Posted: Tue Nov 13, 2007 4:24 am
by louco73
Thomas wrote:
murtoz wrote:Nice review! It would be interesting though to see the temperatures on the card if you add a 2nd 120mm fan (undervolted) to the chassis (intake) and direct (part of) the airflow straight at the graphics card. To my mind, this is a more likely setup for most of us - I for one would not run this card in the test setup (although I appreciate this is done to thermally stress the card and see how effective the cooling solution is).
Yeah, I totally agree.
Agreed, as above.

I have a passive card in my HTPC and I run an extra case fan to make sure the graphics card gets the air it needs.

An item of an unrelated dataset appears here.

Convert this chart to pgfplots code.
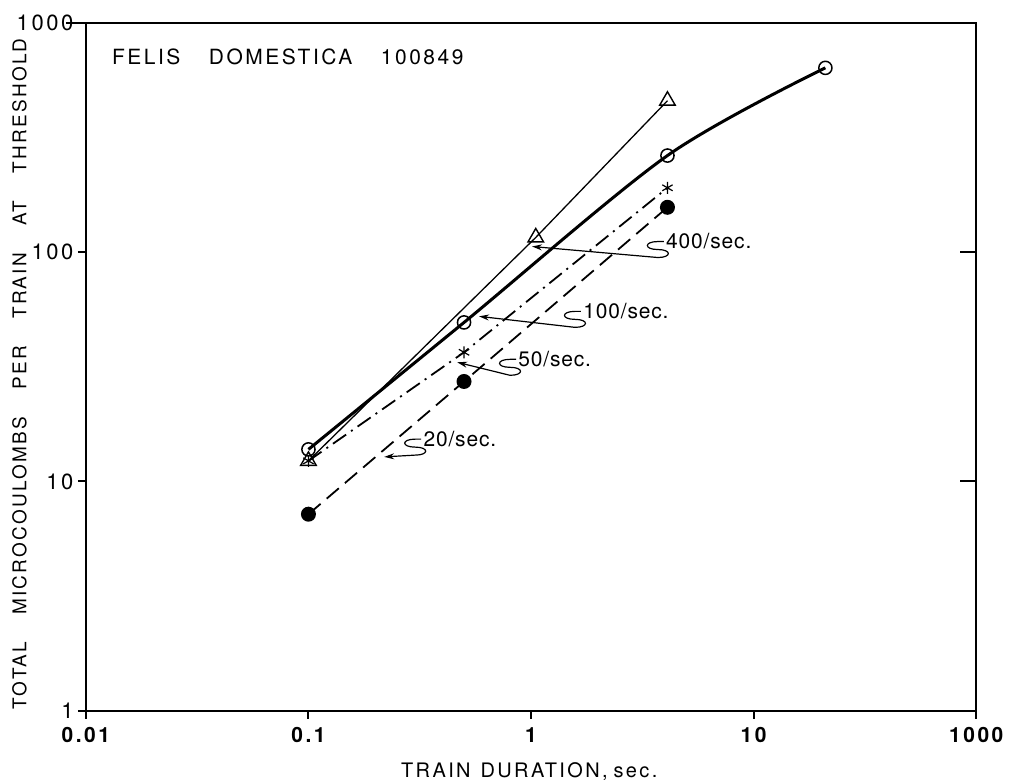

I need to upgrade that card and would be interested to see how this one performs with a bit more direct assistance.

Posted: Tue Nov 13, 2007 7:30 am
by Wibla
I'd say temps would probably improve just by a bit of ducting from the existing intake...

Posted: Tue Nov 13, 2007 7:43 am
by basfromasd
From the section on power consumption:
2. The power consumption of the graphics card under load was equal to the difference between the system with the card running CPUBurn and ATITool simultaneously, and the baseline system running CPUBurn only.
If I use the numbers in the tables on the same page I get a power usage increase of 188 - 151 = 37 W, not 27 W. The conclusion that the power usage of this card under load is lower than the OC version doesn't follow from the measurements in the article. Did I miss anything?

Posted: Tue Nov 13, 2007 8:13 am
by MikeC
basfromasd --

No you didn't. You caught a dumb math error on our part. :oops:

Unfortunately it wasn't just one error but 2 -- the 37W you calculated is correct, but the 35W power increase shown for the 8600GT OCGear being compared was also wrong -- it should have been 45W. The second error actually came from the original 8600GT OCGear review. Both errors have been corrected in both reviews. Thanks for the catch! And, no, it doesn't really change the text content -- at max load, the fanless card drew 7W less.